══ DATASET CONTENT ══

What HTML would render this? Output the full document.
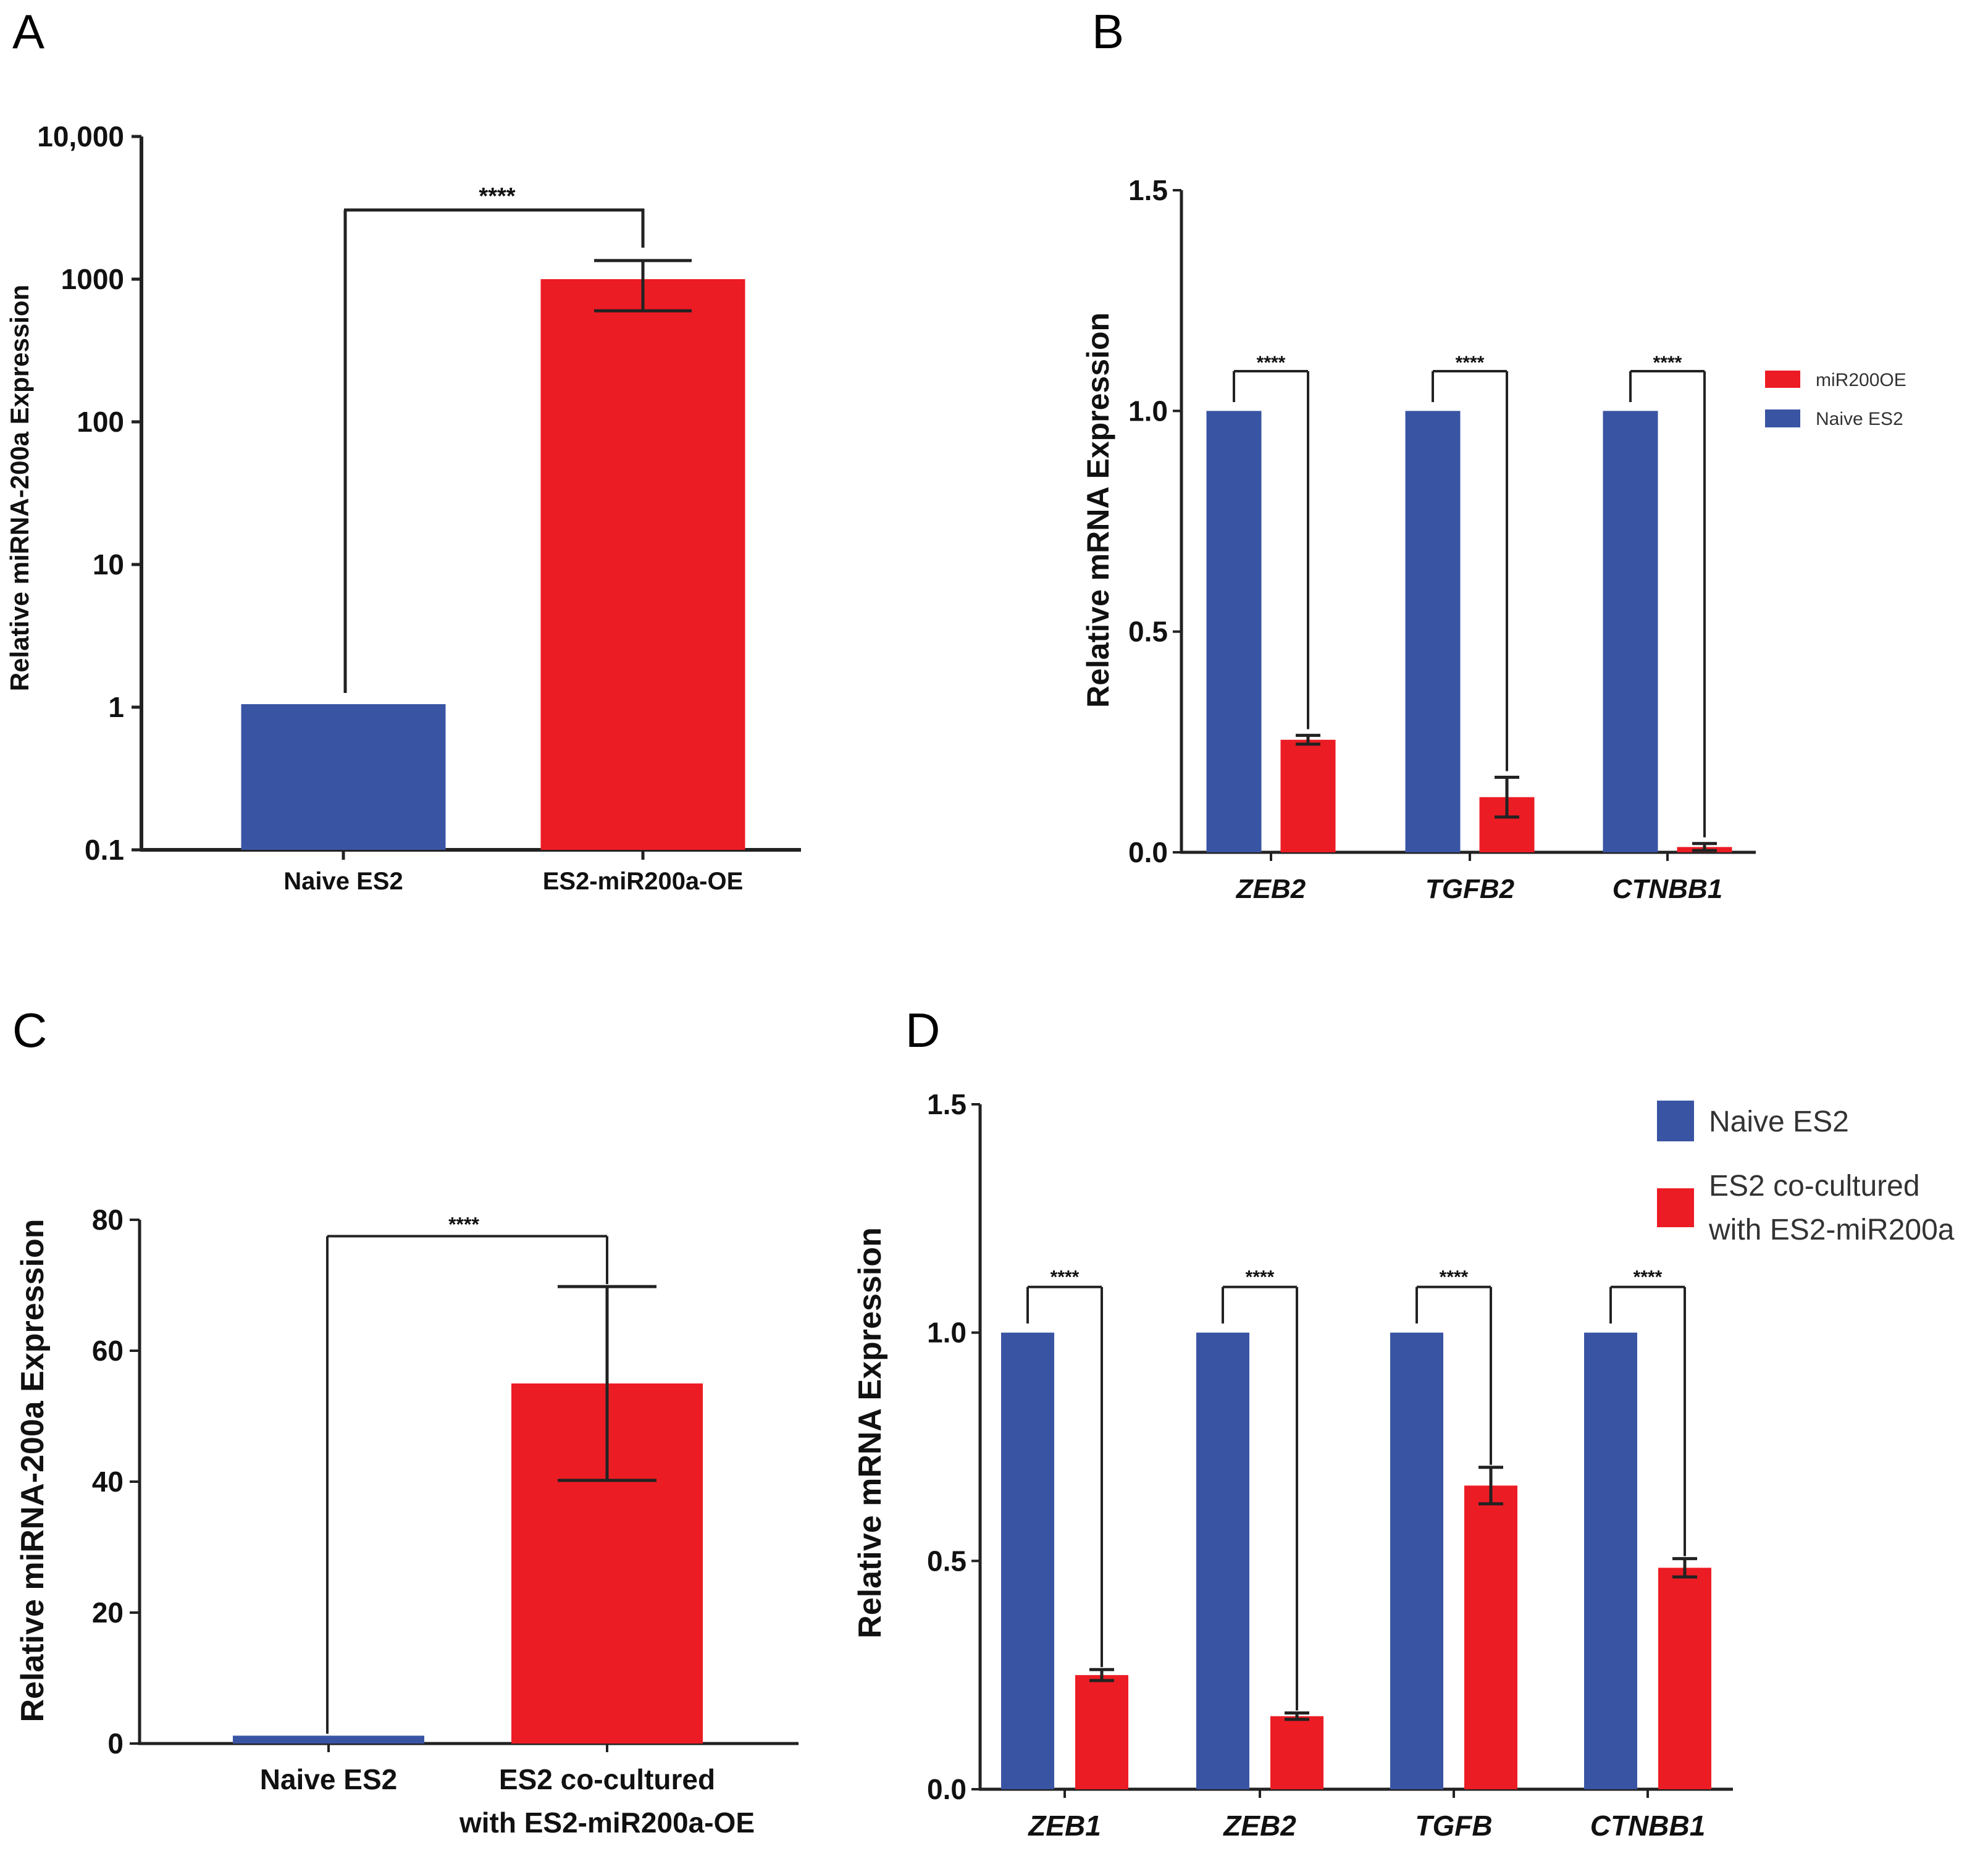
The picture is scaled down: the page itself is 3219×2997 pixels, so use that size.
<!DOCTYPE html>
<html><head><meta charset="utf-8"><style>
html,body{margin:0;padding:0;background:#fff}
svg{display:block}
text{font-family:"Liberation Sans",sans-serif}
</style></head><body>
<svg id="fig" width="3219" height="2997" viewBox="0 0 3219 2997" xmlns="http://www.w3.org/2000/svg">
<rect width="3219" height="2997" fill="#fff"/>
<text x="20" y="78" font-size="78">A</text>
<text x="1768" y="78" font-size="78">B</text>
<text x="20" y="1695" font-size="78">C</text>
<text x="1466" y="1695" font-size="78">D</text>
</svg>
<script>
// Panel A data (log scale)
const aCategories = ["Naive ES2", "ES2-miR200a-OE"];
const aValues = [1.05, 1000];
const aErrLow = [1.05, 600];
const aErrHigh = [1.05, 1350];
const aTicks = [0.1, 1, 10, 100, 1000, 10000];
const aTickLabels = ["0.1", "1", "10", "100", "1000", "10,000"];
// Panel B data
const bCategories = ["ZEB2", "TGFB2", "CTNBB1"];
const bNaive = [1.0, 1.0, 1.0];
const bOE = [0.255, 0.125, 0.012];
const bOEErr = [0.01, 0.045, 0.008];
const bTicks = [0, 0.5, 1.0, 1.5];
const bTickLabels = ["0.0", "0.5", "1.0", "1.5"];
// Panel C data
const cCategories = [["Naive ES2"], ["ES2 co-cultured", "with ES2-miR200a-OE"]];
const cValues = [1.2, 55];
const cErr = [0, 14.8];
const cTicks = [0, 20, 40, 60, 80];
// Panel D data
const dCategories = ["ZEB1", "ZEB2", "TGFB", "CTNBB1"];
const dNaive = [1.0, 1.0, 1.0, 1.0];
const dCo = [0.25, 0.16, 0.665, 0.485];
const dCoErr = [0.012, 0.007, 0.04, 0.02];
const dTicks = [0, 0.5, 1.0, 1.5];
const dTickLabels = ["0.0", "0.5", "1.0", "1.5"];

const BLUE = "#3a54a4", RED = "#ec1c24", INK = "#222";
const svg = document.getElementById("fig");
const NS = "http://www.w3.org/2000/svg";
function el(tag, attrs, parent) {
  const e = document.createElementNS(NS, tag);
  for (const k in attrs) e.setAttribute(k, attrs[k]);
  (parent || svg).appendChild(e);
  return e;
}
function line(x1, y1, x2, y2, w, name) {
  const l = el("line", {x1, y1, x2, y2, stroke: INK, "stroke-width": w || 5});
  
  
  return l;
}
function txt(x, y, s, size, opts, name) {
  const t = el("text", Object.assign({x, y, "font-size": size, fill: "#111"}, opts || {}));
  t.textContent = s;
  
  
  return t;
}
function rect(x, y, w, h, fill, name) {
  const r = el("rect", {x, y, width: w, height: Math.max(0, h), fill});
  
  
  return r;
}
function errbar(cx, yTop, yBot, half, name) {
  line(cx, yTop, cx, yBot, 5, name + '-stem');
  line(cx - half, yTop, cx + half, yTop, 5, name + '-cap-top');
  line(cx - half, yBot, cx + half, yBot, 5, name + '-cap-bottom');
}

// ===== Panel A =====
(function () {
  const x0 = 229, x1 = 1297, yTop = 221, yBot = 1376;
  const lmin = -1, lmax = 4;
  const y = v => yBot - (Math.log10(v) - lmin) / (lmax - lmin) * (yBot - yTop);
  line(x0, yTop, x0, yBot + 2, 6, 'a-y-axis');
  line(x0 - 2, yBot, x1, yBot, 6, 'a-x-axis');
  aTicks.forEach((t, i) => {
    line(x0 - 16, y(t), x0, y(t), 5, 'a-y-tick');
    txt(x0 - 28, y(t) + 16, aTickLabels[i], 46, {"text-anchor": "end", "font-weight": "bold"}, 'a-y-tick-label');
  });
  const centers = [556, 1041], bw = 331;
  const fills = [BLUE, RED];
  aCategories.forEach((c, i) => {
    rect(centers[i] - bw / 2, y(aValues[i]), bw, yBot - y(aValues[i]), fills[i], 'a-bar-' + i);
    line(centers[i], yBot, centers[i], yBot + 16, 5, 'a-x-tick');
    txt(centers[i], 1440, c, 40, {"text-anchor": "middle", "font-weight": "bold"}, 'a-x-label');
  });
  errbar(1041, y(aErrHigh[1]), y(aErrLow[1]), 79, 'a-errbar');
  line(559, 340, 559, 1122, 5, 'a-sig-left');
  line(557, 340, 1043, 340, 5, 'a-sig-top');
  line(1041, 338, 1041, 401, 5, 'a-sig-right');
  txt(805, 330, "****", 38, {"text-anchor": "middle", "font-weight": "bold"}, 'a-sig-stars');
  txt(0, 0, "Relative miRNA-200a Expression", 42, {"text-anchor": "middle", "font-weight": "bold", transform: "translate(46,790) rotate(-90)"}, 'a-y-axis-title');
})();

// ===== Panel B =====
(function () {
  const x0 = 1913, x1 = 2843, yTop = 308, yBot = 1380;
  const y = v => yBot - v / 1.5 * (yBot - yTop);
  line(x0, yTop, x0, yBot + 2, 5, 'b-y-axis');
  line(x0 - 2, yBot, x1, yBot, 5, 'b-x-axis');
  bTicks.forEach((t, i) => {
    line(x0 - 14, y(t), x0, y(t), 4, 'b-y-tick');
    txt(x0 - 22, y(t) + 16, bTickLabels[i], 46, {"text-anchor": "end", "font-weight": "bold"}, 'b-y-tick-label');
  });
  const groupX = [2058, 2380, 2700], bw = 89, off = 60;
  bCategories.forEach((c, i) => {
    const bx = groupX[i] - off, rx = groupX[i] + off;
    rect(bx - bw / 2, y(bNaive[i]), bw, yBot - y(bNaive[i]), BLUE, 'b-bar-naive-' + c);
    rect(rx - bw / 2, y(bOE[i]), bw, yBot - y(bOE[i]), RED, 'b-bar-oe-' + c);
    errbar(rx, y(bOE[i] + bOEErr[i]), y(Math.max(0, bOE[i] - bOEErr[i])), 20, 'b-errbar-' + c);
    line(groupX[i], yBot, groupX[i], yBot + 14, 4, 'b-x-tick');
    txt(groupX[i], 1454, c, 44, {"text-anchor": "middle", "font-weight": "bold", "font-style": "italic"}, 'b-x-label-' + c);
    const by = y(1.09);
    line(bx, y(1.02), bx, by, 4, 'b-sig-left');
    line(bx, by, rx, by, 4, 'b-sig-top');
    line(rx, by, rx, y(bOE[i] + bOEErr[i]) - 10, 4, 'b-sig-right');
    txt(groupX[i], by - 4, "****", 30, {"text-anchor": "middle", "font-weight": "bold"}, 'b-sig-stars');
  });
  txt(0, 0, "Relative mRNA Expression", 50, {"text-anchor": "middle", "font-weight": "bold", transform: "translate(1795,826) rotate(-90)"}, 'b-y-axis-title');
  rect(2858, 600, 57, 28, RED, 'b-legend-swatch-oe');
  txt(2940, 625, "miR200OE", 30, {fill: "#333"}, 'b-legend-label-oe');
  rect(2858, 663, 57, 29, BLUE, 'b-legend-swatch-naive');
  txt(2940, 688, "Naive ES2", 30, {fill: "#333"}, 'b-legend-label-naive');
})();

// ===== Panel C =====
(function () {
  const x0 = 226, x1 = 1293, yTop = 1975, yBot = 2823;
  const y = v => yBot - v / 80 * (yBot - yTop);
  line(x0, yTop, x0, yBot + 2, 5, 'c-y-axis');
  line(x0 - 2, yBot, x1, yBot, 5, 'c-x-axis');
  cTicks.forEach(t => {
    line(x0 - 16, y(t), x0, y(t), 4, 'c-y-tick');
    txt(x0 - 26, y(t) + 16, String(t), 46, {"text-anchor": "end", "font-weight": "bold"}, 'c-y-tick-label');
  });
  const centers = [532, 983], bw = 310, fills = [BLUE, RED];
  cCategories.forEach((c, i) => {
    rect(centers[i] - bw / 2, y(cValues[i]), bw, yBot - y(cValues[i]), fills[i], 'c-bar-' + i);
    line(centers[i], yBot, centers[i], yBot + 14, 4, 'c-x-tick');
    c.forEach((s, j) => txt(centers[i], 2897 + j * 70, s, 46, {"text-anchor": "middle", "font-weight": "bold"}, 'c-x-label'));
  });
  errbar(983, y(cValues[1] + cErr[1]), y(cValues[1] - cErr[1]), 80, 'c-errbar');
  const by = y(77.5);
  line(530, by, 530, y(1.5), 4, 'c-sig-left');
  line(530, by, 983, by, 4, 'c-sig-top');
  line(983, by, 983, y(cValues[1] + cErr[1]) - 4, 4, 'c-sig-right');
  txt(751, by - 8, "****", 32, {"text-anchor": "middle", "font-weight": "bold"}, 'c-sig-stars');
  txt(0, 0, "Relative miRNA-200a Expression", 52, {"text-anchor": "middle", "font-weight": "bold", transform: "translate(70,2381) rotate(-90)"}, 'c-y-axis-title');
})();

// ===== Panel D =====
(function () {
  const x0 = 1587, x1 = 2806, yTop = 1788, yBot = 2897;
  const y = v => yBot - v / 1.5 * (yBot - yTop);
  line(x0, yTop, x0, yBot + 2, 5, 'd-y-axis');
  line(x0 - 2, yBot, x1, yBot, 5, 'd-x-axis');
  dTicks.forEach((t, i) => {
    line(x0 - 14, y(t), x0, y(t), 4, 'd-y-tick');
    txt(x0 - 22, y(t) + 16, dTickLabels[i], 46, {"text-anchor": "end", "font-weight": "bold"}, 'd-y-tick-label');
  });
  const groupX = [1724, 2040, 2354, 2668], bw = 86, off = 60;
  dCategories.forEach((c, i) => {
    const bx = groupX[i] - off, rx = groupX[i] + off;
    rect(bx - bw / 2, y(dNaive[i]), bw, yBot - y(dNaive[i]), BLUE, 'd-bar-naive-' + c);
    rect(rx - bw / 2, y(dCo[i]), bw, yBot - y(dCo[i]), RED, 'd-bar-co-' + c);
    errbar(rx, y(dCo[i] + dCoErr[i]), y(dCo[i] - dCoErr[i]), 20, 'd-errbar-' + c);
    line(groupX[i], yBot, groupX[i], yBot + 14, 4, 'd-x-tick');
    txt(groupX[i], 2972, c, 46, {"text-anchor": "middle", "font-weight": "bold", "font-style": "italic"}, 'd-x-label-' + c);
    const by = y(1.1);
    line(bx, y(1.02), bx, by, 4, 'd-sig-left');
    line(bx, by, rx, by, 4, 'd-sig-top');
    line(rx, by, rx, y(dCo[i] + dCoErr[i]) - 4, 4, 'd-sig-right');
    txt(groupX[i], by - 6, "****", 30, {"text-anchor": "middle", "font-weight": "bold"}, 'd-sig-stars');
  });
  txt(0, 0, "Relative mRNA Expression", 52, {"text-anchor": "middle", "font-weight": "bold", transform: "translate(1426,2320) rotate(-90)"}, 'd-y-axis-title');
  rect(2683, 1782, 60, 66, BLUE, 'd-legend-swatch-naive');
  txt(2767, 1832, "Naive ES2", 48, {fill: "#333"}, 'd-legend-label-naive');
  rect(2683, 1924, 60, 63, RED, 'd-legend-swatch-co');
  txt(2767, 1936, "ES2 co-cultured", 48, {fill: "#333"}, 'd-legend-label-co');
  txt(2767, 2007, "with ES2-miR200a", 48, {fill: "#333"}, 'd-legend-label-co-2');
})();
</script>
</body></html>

═══

Give only the number of lines in the data that include the string "document".

3